Export orders over the past four months suffered the biggest drop since January 1980 as the strong pound continued to hit overseas sales, according to the survey by the Confederation of British Industry and chartered accountants Pannell Kerr Forster.

But it was not just exporters who were suffering. The survey also showed a large fall in demand in Britain, fuelling the sharpest fall in total orders since October 1991.

CBI Small and Medium Enterprise (SME) council chairman Mr Colin Perry said: "The outlook for manufacturing SMEs is bleak. Output has fallen sharply and is set to fall further.

"A sharp fall in domestic orders, which took SMEs by surprise, is adding to the problems they were already facing on the export front.

"As a result, SMEs are cutting jobs and expect to make more redundancies in the coming four months.

"With both domestic and export prices falling rapidly there is little pressure on inflation from manufacturing SMEs.

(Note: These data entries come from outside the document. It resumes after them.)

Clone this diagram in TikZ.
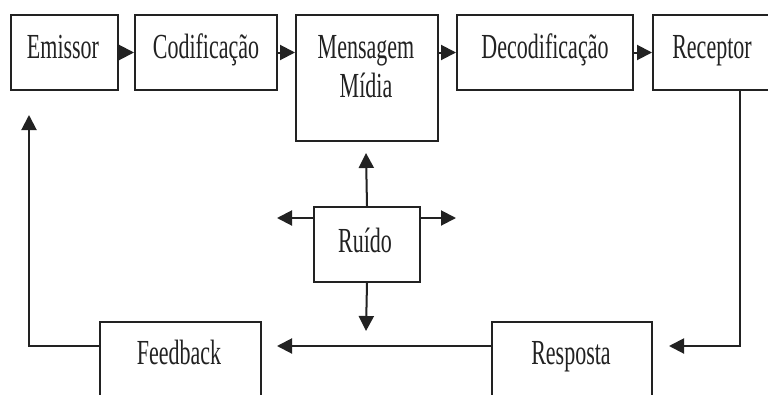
\documentclass[tikz,border=0pt]{standalone}
\usepackage{fontspec}
\usepackage{graphicx}
\setmainfont{Liberation Serif}
\usetikzlibrary{arrows.meta}
\definecolor{ink}{HTML}{222222}
\newcommand{\tx}[1]{\scalebox{1}[1.6]{#1}}
\begin{document}
\begin{tikzpicture}[x=1pt,y=-1pt,
  box/.style={draw=ink,line width=2pt,rectangle,inner sep=0pt,anchor=north west},
  lbl/.style={anchor=base,inner sep=0pt,text=ink,font=\fontsize{22}{26}\selectfont},
  arr/.style={draw=ink,line width=2pt,-{Triangle[length=15pt,width=15pt]}},
  ln/.style={draw=ink,line width=2pt}]
\useasboundingbox (0,0) rectangle (768,394);
\clip (0,0) rectangle (768,394);
\fill[white] (0,0) rectangle (768,394);
% boxes
\node[box,minimum width=107pt,minimum height=75pt] (emissor) at (10,14) {};
\node[box,minimum width=142pt,minimum height=75pt] (codif) at (134,14) {};
\node[box,minimum width=142pt,minimum height=126pt] (mens) at (295,14) {};
\node[box,minimum width=176pt,minimum height=75pt] (decod) at (456,14) {};
\node[box,minimum width=130pt,minimum height=75pt] (receptor) at (652,14) {};
\node[box,minimum width=106pt,minimum height=75pt] (ruido) at (313,206) {};
\node[box,minimum width=161pt,minimum height=90pt] (feedback) at (99,321) {};
\node[box,minimum width=160pt,minimum height=90pt] (resposta) at (491,321) {};
% labels
\node[lbl] (t-emissor) at (63,58) {\tx{Emissor}};
\node[lbl] (t-codif) at (206,58) {\tx{Codificação}};
\node[lbl] (t-mens1) at (366,58) {\tx{Mensagem}};
\node[lbl] (t-mens2) at (366,97) {\tx{Mídia}};
\node[lbl] (t-decod) at (545,58) {\tx{Decodificação}};
\node[lbl] (t-receptor) at (712,58) {\tx{Receptor}};
\node[lbl] (t-ruido) at (365,252) {\tx{Ruído}};
\node[lbl] (t-feedback) at (179,364) {\tx{Feedback}};
\node[lbl] (t-resposta) at (571,364) {\tx{Resposta}};
% free ends
\coordinate (upTip) at (366,153);
\coordinate (downTip) at (366,331);
\coordinate (leftTip) at (277,218);
\coordinate (rightTip) at (456,218);
\coordinate (fbTip) at (277,346);
\coordinate (rpTip) at (669,346);
\coordinate (emTip) at (29,115);
\coordinate (rcCorner) at (740,346);
\coordinate (fbCorner) at (29,346);
% top chain
\draw[arr] (emissor.east) -- (codif.west);
\draw[arr] (codif.east) -- (codif.east -| mens.west);
\draw[arr] (mens.east |- decod.east) -- (decod.west);
\draw[arr] (decod.east) -- (receptor.west);
% noise
\draw[arr] (ruido.north) -- (upTip);
\draw[arr] (ruido.south) -- (downTip);
\draw[arr] (ruido.west |- leftTip) -- (leftTip);
\draw[arr] (ruido.east |- rightTip) -- (rightTip);
% feedback loop
\draw[arr] (receptor.south -| rcCorner) -- (rcCorner) -- (rpTip);
\draw[arr] (resposta.west |- fbTip) -- (fbTip);
\draw[arr] (feedback.west |- fbCorner) -- (fbCorner) -- (emTip);
\end{tikzpicture}
\end{document}
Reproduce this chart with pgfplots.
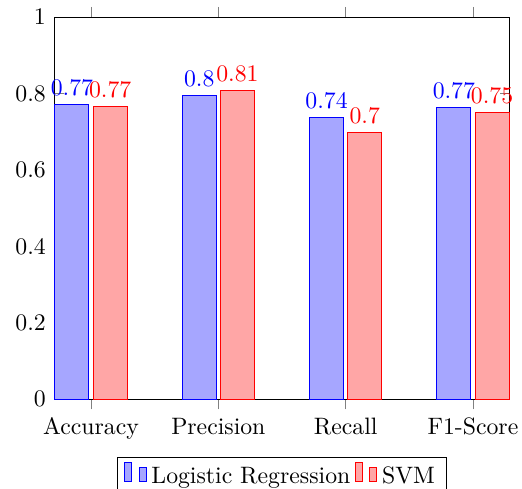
\documentclass[border=0pt]{standalone}
\usepackage{pgfplots}
\usetikzlibrary{calc}
\pgfplotsset{compat=1.18}
\begin{document}
\begin{tikzpicture}
\begin{axis}[
  name=main,
  scale only axis,
  width=192pt, height=161pt,
  ybar=1.8pt, bar width=14.3pt,
  xmin=-0.29, xmax=3.29,
  ymin=0, ymax=1,
  xtick=data,
  xticklabels={Accuracy,Precision,Recall,F1-Score},
  xtick align=outside,
  ytick={0,0.2,0.4,0.6,0.8,1},
  nodes near coords,
  point meta=explicit symbolic,
  legend style={at={(0.5,-0.15)},anchor=north,legend columns=-1},
]
\addplot[draw=blue, fill=blue!35, nodes near coords style={blue}] table[meta=lab] {
x y lab
0 0.772 0.77
1 0.795 0.8
2 0.738 0.74
3 0.764 0.77
};
\addplot[draw=red, fill=red!35, nodes near coords style={red}] table[meta=lab] {
x y lab
0 0.765 0.77
1 0.809 0.81
2 0.698 0.7
3 0.750 0.75
};
\legend{Logistic Regression,SVM}
\end{axis}
\pgfresetboundingbox
\useasboundingbox ($(main.south west)+(-22.8pt,-37.6pt)$) rectangle ($(main.north east)+(5.1pt,7.2pt)$);
\end{tikzpicture}
\end{document}
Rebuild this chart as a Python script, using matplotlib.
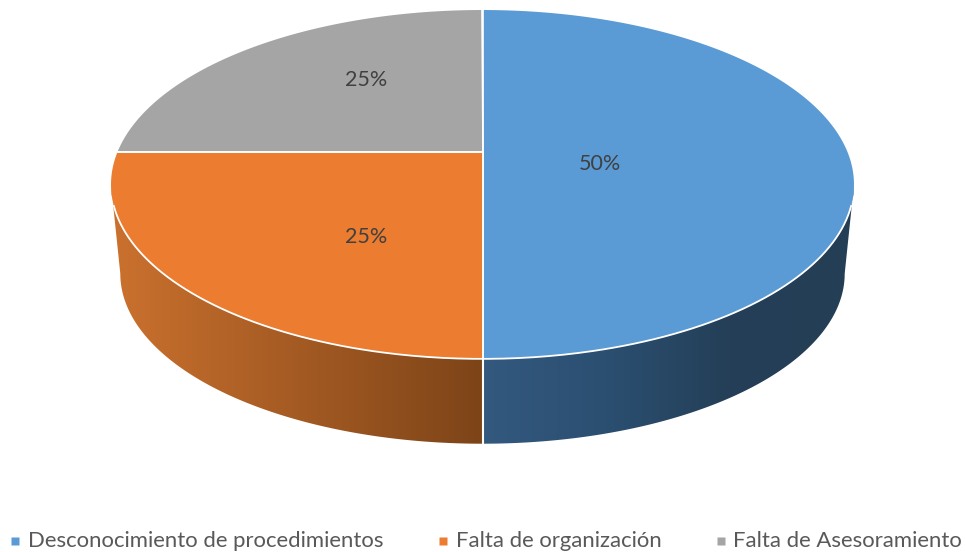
import numpy as np
import matplotlib
matplotlib.use('Agg')
import matplotlib.pyplot as plt
from matplotlib.colors import LinearSegmentedColormap
from matplotlib.patches import Polygon

categories = ['Desconocimiento de procedimientos', 'Falta de organización', 'Falta de Asesoramiento']
values = [50, 25, 25]
pct_labels = ['50%', '25%', '25%']
colors = ['#5B9BD5', '#EB7C30', '#A5A5A5']

plt.rcParams['font.family'] = ['Lato', 'DejaVu Sans']

# pie geometry in pixels, k is the perspective of the tilted disc
cx, cy = 482.5, 152
a, b, k = 365, 168.4, 0.186
depth_scale = 0.975
cy_low = 242


def rim(theta, scale=1.0, y0=cy):
    u, v = np.cos(theta), np.sin(theta)
    w = 1 + k * v
    return cx + scale * a * u / w, y0 - scale * b * v / w


fig = plt.figure(figsize=(9.65, 5.52), dpi=100)
ax = fig.add_axes([0, 0, 1, 1])

# slice angles, clockwise from twelve o'clock
fractions = np.array(values) / sum(values)
edges = np.pi / 2 - 2 * np.pi * np.concatenate([[0], np.cumsum(fractions)])

# side wall, only the part of each slice at the front of the disc shows
front_l, front_r = np.pi + np.arcsin(k), 2 * np.pi - np.arcsin(k)
shades = {
    0: ['#33597F', '#2B4F71', '#243F57', '#233E55'],
    1: ['#CB712E', '#7D4418'],
}
for i, stops in shades.items():
    lo = edges[i + 1] % (2 * np.pi)
    hi = edges[i] % (2 * np.pi)
    if hi <= lo:
        hi += 2 * np.pi
    lo, hi = max(lo, front_l), min(hi, front_r)
    ts = np.linspace(lo, hi, 200)
    xt, yt = rim(ts)
    xb, yb = rim(ts, depth_scale, cy_low)
    xs = np.r_[xt, xb[::-1]]
    ys = np.r_[yt, yb[::-1]]
    cmap = LinearSegmentedColormap.from_list('wall%d' % i, stops)
    grad = np.linspace(0, 1, 256).reshape(1, -1)
    im = ax.imshow(grad, cmap=cmap, aspect='auto', zorder=1,
                   extent=[xs.min(), xs.max(), ys.max(), ys.min()])
    im.set_clip_path(Polygon(np.c_[xs, ys], transform=ax.transData))

ax.set_xlim(0, 965)
ax.set_ylim(552, 0)
ax.axis('off')

# seam between the two front walls
x0, y0 = rim(-np.pi / 2)
x1, y1 = rim(-np.pi / 2, depth_scale, cy_low)
ax.plot([x0, x1], [y0, y1], color='white', lw=1.5, zorder=2)

# top face
for i, col in enumerate(colors):
    ts = np.linspace(edges[i], edges[i + 1], 200)
    xs, ys = rim(ts)
    ax.fill(np.r_[cx, xs], np.r_[cy, ys], facecolor=col, edgecolor='none', zorder=3)
    for e in (edges[i], edges[i + 1]):
        xe, ye = rim(e)
        ax.plot([cx, xe], [cy, ye], color='white', lw=1.2, zorder=4)

# white rim only along the front
ts = np.linspace(front_l + 0.12, front_r - 0.12, 300)
xs, ys = rim(ts)
ax.plot(xs, ys, color='white', lw=1.3, zorder=4)

# percentage labels
for lab, (px, py) in zip(pct_labels, [(600, 164), (366, 237), (366, 80)]):
    ax.text(px, py, lab, ha='center', va='center', fontsize=15.5, color='#404040', zorder=5)

# legend along the bottom
for cat, col, mx, tx in zip(categories, colors, [14.5, 442.5, 720.5], [28, 456, 733]):
    ax.plot(mx, 541, marker='s', ms=5.2, color=col, mec='none', clip_on=False)
    ax.text(tx, 541, cat, ha='left', va='center', fontsize=15.95, color='#595959')

fig.savefig('out.png', dpi=100)
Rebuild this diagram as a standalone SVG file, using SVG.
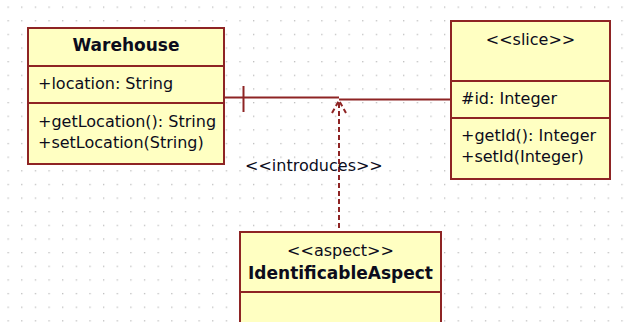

"This week's decision on interest rates is finely balanced, but a 0.25 per cent point cut in interest rates would give the right signal to our growing companies at a time when they are suffering from a strong pound and weakening domestic demand."

Mr John Alexander, a partner at Pannell Kerr Forster, said firms now had surplus capacity at their factories and no shortage of skilled labour.

"It now looks as if icy winds are going to blow through British manufacturing SMEs this autumn and winter," he said.

This has boosted economists' confidence that rates will remain unchanged at the August 5th-6th meeting, although they remain cautious after the MPC surprised markets with its last quarter percentage point rise in June.

Overall the economists gave a 60 per cent likelihood of no change, and 40 per cent likelihood of a rise, according to the median of their forecasts.

And a group of economists, styling themselves the Shadow Monetary Policy Committee, has called on the MPC to leave rates unchanged. This "shadow" committee includes Margaret Thatchers' former economic adviser, Sir Alan Walters, and two of former Chancellor Kenneth Clark's "seven wise men", Mr Patrick Minford and Mr Tim Congdon.

Foreign exchange markets seem to feel the same way and sterling, which has been boosted by a series of quarter point interest rate rises, slumped last week, with the British currency losing almost 2p against the pound to close above 86p.

The MPC, made up of economists from inside and outside the central bank, is charged only with achieving the government's inflation target of a 2.5 per cent underlying inflation rate.

But the CBI and other leading industrialists have mounted a campaign in recent weeks for a rate cut, saying a further rise risked pushing up the pound even more. This has hit exporters and the combination of high interest and exchange rates is risking another British recession.